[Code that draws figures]
::::::

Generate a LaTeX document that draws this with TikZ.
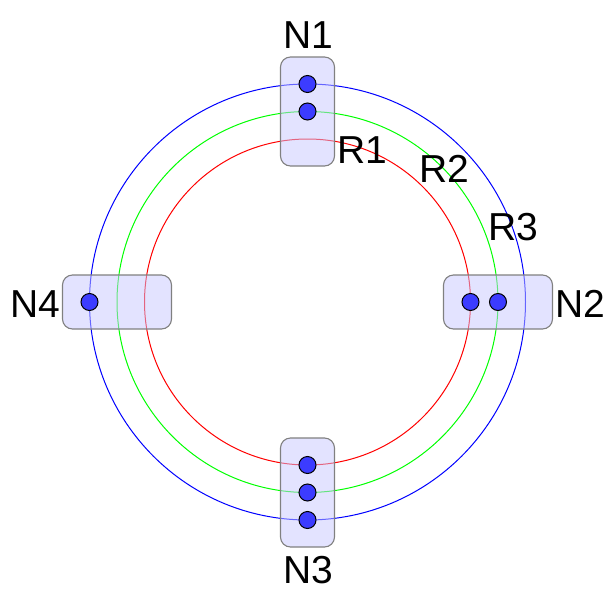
\documentclass[tikz,border=0pt]{standalone}
\usepackage{fontspec}
\setmainfont{Liberation Sans}
\begin{document}
\begin{tikzpicture}[x=1pt,y=-1pt,
  ring/.style={line width=1pt},
  nodebox/.style={draw=black!50, line width=1.1pt, fill={rgb,255:red,200;green,200;blue,255}, fill opacity=0.5, draw opacity=1, rounded corners=10pt, inner sep=0pt},
  vbox/.style={nodebox, minimum width=54pt, minimum height=109pt},
  hbox/.style={nodebox, minimum width=109pt, minimum height=54pt},
  dot/.style={circle, draw=black, line width=1pt, fill={rgb,255:red,60;green,60;blue,255}, minimum size=17pt, inner sep=0pt},
  lbl/.style={anchor=base, inner sep=0pt, font=\fontsize{39}{46}\selectfont}]
\useasboundingbox (0,0) rectangle (606,590);
\coordinate (c) at (307.5,302);
\draw[ring, red] (c) circle[radius=163];
\draw[ring, green] (c) circle[radius=190.5];
\draw[ring, blue] (c) circle[radius=218];
\node[vbox] (b1) at (307.5,111.5) {};
\node[hbox] (b2) at (498,302) {};
\node[vbox] (b3) at (307.5,492.5) {};
\node[hbox] (b4) at (117,302) {};
\node[dot] (n1a) at (307.5,84) {};
\node[dot] (n1b) at (307.5,111.5) {};
\node[dot] (n2a) at (470.5,302) {};
\node[dot] (n2b) at (498,302) {};
\node[dot] (n3a) at (307.5,465) {};
\node[dot] (n3b) at (307.5,492.5) {};
\node[dot] (n3c) at (307.5,520) {};
\node[dot] (n4a) at (89.5,302) {};
\node[lbl] (l1) at (308,48) {N1};
\node[lbl] (l2) at (580,317) {N2};
\node[lbl] (l3) at (308,583) {N3};
\node[lbl] (l4) at (35,317) {N4};
\node[lbl] (r1) at (362.5,163) {R1};
\node[lbl] (r2) at (444,182) {R2};
\node[lbl] (r3) at (513.5,240) {R3};
\end{tikzpicture}
\end{document}
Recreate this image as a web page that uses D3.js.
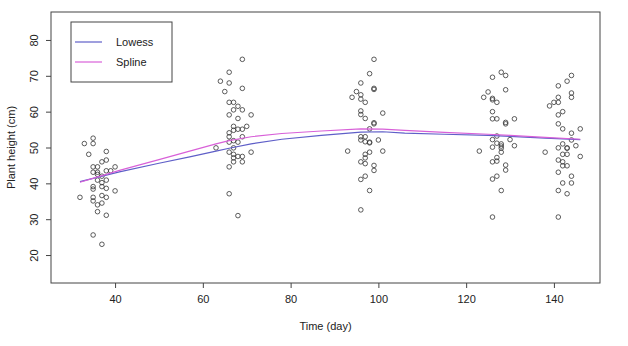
<!DOCTYPE html>
<html>
<head>
<meta charset="utf-8">
<script src="https://cdn.jsdelivr.net/npm/d3@7"></script>
<style>
  body { margin: 0; background: #fff; }
  svg { font-family: "Liberation Sans", Arial, sans-serif; }
</style>
</head>
<body>
<svg width="628" height="346"></svg>
<script>
// plot region (R style box)
const margin = { top: 12, right: 28, bottom: 63, left: 51 };
const width = 628 - margin.left - margin.right;
const height = 346 - margin.top - margin.bottom;

// observed points: day and plant height (cm), per sampling cluster
const days1 = [35, 33, 35, 34, 38, 37, 38, 35, 36, 40, 35, 36, 38, 39, 36, 37, 36, 37, 35, 35, 38, 37, 38, 40, 32, 35, 37, 38, 35, 37, 36, 36, 38, 35, 37];
const height1 = [52.6, 51.1, 51.1, 48.1, 48.9, 46.0, 46.5, 44.6, 44.6, 44.6, 43.1, 43.1, 43.5, 43.5, 42.5, 42.0, 40.9, 40.2, 39.1, 38.4, 40.9, 39.1, 38.6, 37.9, 36.1, 36.1, 36.6, 36.1, 35.1, 34.5, 34.0, 32.1, 31.1, 25.6, 23.0];

const days2 = [69, 66, 64, 66, 65, 69, 66, 67, 68, 67, 69, 66, 71, 68, 67, 70, 67, 68, 69, 66, 66, 69, 67, 66, 68, 63, 67, 66, 71, 67, 68, 69, 67, 67, 69, 66, 66, 68];
const height2 = [74.6, 71.0, 68.5, 68.0, 65.6, 66.5, 62.6, 62.6, 61.5, 60.5, 60.5, 59.1, 59.1, 58.1, 55.9, 55.9, 54.8, 55.1, 55.1, 54.1, 53.0, 53.0, 51.9, 51.5, 51.5, 49.9, 49.9, 48.7, 48.7, 48.1, 47.5, 47.5, 47.1, 46.0, 46.0, 44.6, 37.1, 31.0];

const days3 = [99, 98, 96, 99, 99, 95, 96, 94, 96, 97, 96, 101, 96, 97, 99, 99, 98, 96, 97, 96, 97, 98, 98, 100, 93, 98, 101, 97, 97, 96, 97, 99, 99, 97, 96, 98, 96];
const height3 = [74.6, 70.6, 68.0, 66.5, 66.2, 65.6, 64.7, 64.0, 63.5, 62.6, 60.2, 59.6, 59.2, 58.1, 56.9, 56.6, 55.2, 53.0, 53.0, 52.1, 51.6, 51.5, 51.3, 52.1, 49.0, 48.7, 49.0, 48.1, 47.1, 46.0, 45.5, 45.0, 43.6, 42.0, 41.1, 38.0, 32.6];

const days4 = [128, 129, 126, 129, 125, 124, 126, 126, 127, 126, 126, 127, 129, 129, 131, 127, 126, 130, 127, 128, 128, 128, 126, 131, 123, 128, 127, 126, 127, 129, 129, 127, 126, 128, 126];
const height4 = [71.0, 70.1, 69.6, 66.1, 65.5, 64.0, 63.7, 63.3, 62.6, 60.0, 58.0, 58.0, 57.0, 56.6, 58.0, 53.2, 52.2, 52.2, 51.2, 51.0, 50.4, 49.8, 50.1, 50.5, 49.0, 48.7, 47.2, 46.0, 46.2, 45.1, 43.7, 42.0, 41.2, 38.0, 30.6];

const days5 = [144, 143, 141, 144, 144, 141, 141, 140, 139, 142, 141, 141, 142, 146, 144, 144, 142, 145, 141, 143, 143, 138, 142, 143, 146, 141, 142, 142, 143, 141, 144, 142, 144, 141, 143, 141];
const height5 = [70.1, 68.5, 67.2, 65.2, 64.0, 64.0, 62.6, 62.6, 61.6, 60.0, 59.1, 56.6, 55.2, 55.2, 54.0, 52.1, 51.0, 50.5, 49.9, 49.9, 49.8, 48.7, 48.1, 48.1, 47.5, 46.5, 46.0, 44.9, 44.9, 43.1, 42.0, 40.1, 40.1, 38.0, 37.1, 30.6];

// fitted curves
const fitDays = [32, 41, 50, 57, 63, 66, 71, 78, 87, 96, 101, 106, 115, 125, 130, 138, 146];
const lowess = [40.5, 43.2, 45.6, 47.4, 49.0, 49.8, 51.0, 52.3, 53.4, 54.3, 54.4, 54.0, 53.7, 53.4, 53.1, 52.6, 52.2];
const spline = [40.3, 43.6, 46.6, 49.0, 51.0, 51.9, 53.0, 53.9, 54.6, 55.2, 55.1, 54.8, 54.2, 53.7, 53.4, 52.8, 52.3];

const xTicks = [40, 60, 80, 100, 120, 140];
const yTicks = [20, 30, 40, 50, 60, 70, 80];
const legendNames = ["Lowess", "Spline"];
const lineColors = ["#5f5fc8", "#d860d8"];

const allDays = days1.concat(days2, days3, days4, days5);
const allHeights = height1.concat(height2, height3, height4, height5);
const points = allDays.map((d, i) => ({ day: d, h: allHeights[i] }));

const x = d3.scaleLinear().domain([25.4, 150.5]).range([0, width]);
const y = d3.scaleLinear().domain([12.2, 87.8]).range([height, 0]);

const svg = d3.select('svg');
const chart = svg.append('g')
    .attr('transform', 'translate(' + margin.left + ',' + margin.top + ')');

// points
chart.selectAll('circle.pt')
    .data(points).enter()
    .append('circle')
    .attr('class', 'pt')
    .attr('cx', d => x(d.day))
    .attr('cy', d => y(d.h))
    .attr('r', 2.3)
    .attr('fill', 'none')
    .attr('stroke', '#333')
    .attr('stroke-width', 0.8);

// fitted lines
const line = d3.line().x(d => x(d[0])).y(d => y(d[1]));
[lowess, spline].forEach(function (vals, i) {
    chart.append('path')
        .datum(fitDays.map((d, j) => [d, vals[j]]))
        .attr('fill', 'none')
        .attr('stroke', lineColors[i])
        .attr('stroke-width', 1.2)
        .attr('d', line);
});

// axes
const xAxis = d3.axisBottom(x).tickValues(xTicks).tickSize(5).tickPadding(7);
const yAxis = d3.axisLeft(y).tickValues(yTicks).tickSize(5).tickPadding(6);

const gx = chart.append('g').attr('transform', 'translate(0,' + height + ')').call(xAxis);
const gy = chart.append('g').call(yAxis);
[gx, gy].forEach(function (g) {
    g.select('.domain').remove();
    g.selectAll('line').attr('stroke', '#444');
    g.selectAll('text').attr('fill', '#222').style('font-size', '11px')
        .style('font-family', '"Liberation Sans", Arial, sans-serif');
});
// R draws y labels parallel to the axis
gy.selectAll('text')
    .attr('text-anchor', 'middle')
    .attr('transform', 'translate(-17,0) rotate(-90)')
    .attr('x', 0).attr('y', 0).attr('dy', '0.35em');

// box
chart.append('rect')
    .attr('width', width)
    .attr('height', height)
    .attr('fill', 'none')
    .attr('stroke', '#444')
    .attr('stroke-width', 1);

// axis titles
svg.append('text')
    .attr('x', margin.left + width / 2)
    .attr('y', 330)
    .attr('text-anchor', 'middle')
    .style('font-size', '11px')
    .attr('fill', '#222')
    .text('Time (day)');

svg.append('text')
    .attr('transform', 'translate(15,' + (margin.top + height / 2) + ') rotate(-90)')
    .attr('text-anchor', 'middle')
    .style('font-size', '11px')
    .attr('fill', '#222')
    .text('Plant height (cm)');

// legend
const legend = svg.append('g').attr('transform', 'translate(71,22)');
legend.append('rect')
    .attr('width', 101).attr('height', 60)
    .attr('fill', '#fff').attr('stroke', '#444');
legendNames.forEach(function (name, i) {
    legend.append('line')
        .attr('x1', 4).attr('x2', 31)
        .attr('y1', 20 + i * 20).attr('y2', 20 + i * 20)
        .attr('stroke', lineColors[i]).attr('stroke-width', 1.2);
    legend.append('text')
        .attr('x', 45).attr('y', 20 + i * 20).attr('dy', '0.35em')
        .style('font-size', '11px').attr('fill', '#222')
        .text(name);
});
</script>
</body>
</html>
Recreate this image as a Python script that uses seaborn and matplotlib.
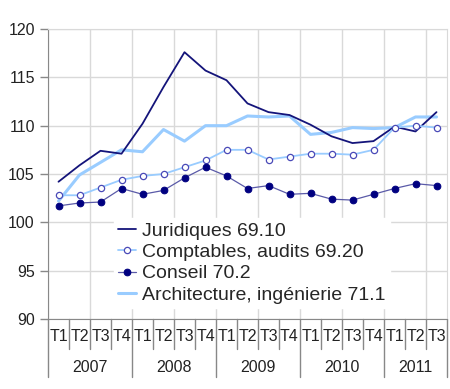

::::::

■ **Stated task**
Using the listing above, repeat word for word each line from the one with "Recreate this image as a web" down to the one with "41.1, 38.0, 32.6];", both included. Omit all pictures.

■ **Task answer**
Recreate this image as a web page that uses D3.js.
<!DOCTYPE html>
<html>
<head>
<meta charset="utf-8">
<script src="https://cdn.jsdelivr.net/npm/d3@7"></script>
<style>
  body { margin: 0; background: #fff; }
  svg { font-family: "Liberation Sans", Arial, sans-serif; }
</style>
</head>
<body>
<svg width="628" height="346"></svg>
<script>
// plot region (R style box)
const margin = { top: 12, right: 28, bottom: 63, left: 51 };
const width = 628 - margin.left - margin.right;
const height = 346 - margin.top - margin.bottom;

// observed points: day and plant height (cm), per sampling cluster
const days1 = [35, 33, 35, 34, 38, 37, 38, 35, 36, 40, 35, 36, 38, 39, 36, 37, 36, 37, 35, 35, 38, 37, 38, 40, 32, 35, 37, 38, 35, 37, 36, 36, 38, 35, 37];
const height1 = [52.6, 51.1, 51.1, 48.1, 48.9, 46.0, 46.5, 44.6, 44.6, 44.6, 43.1, 43.1, 43.5, 43.5, 42.5, 42.0, 40.9, 40.2, 39.1, 38.4, 40.9, 39.1, 38.6, 37.9, 36.1, 36.1, 36.6, 36.1, 35.1, 34.5, 34.0, 32.1, 31.1, 25.6, 23.0];

const days2 = [69, 66, 64, 66, 65, 69, 66, 67, 68, 67, 69, 66, 71, 68, 67, 70, 67, 68, 69, 66, 66, 69, 67, 66, 68, 63, 67, 66, 71, 67, 68, 69, 67, 67, 69, 66, 66, 68];
const height2 = [74.6, 71.0, 68.5, 68.0, 65.6, 66.5, 62.6, 62.6, 61.5, 60.5, 60.5, 59.1, 59.1, 58.1, 55.9, 55.9, 54.8, 55.1, 55.1, 54.1, 53.0, 53.0, 51.9, 51.5, 51.5, 49.9, 49.9, 48.7, 48.7, 48.1, 47.5, 47.5, 47.1, 46.0, 46.0, 44.6, 37.1, 31.0];

const days3 = [99, 98, 96, 99, 99, 95, 96, 94, 96, 97, 96, 101, 96, 97, 99, 99, 98, 96, 97, 96, 97, 98, 98, 100, 93, 98, 101, 97, 97, 96, 97, 99, 99, 97, 96, 98, 96];
const height3 = [74.6, 70.6, 68.0, 66.5, 66.2, 65.6, 64.7, 64.0, 63.5, 62.6, 60.2, 59.6, 59.2, 58.1, 56.9, 56.6, 55.2, 53.0, 53.0, 52.1, 51.6, 51.5, 51.3, 52.1, 49.0, 48.7, 49.0, 48.1, 47.1, 46.0, 45.5, 45.0, 43.6, 42.0, 41.1, 38.0, 32.6];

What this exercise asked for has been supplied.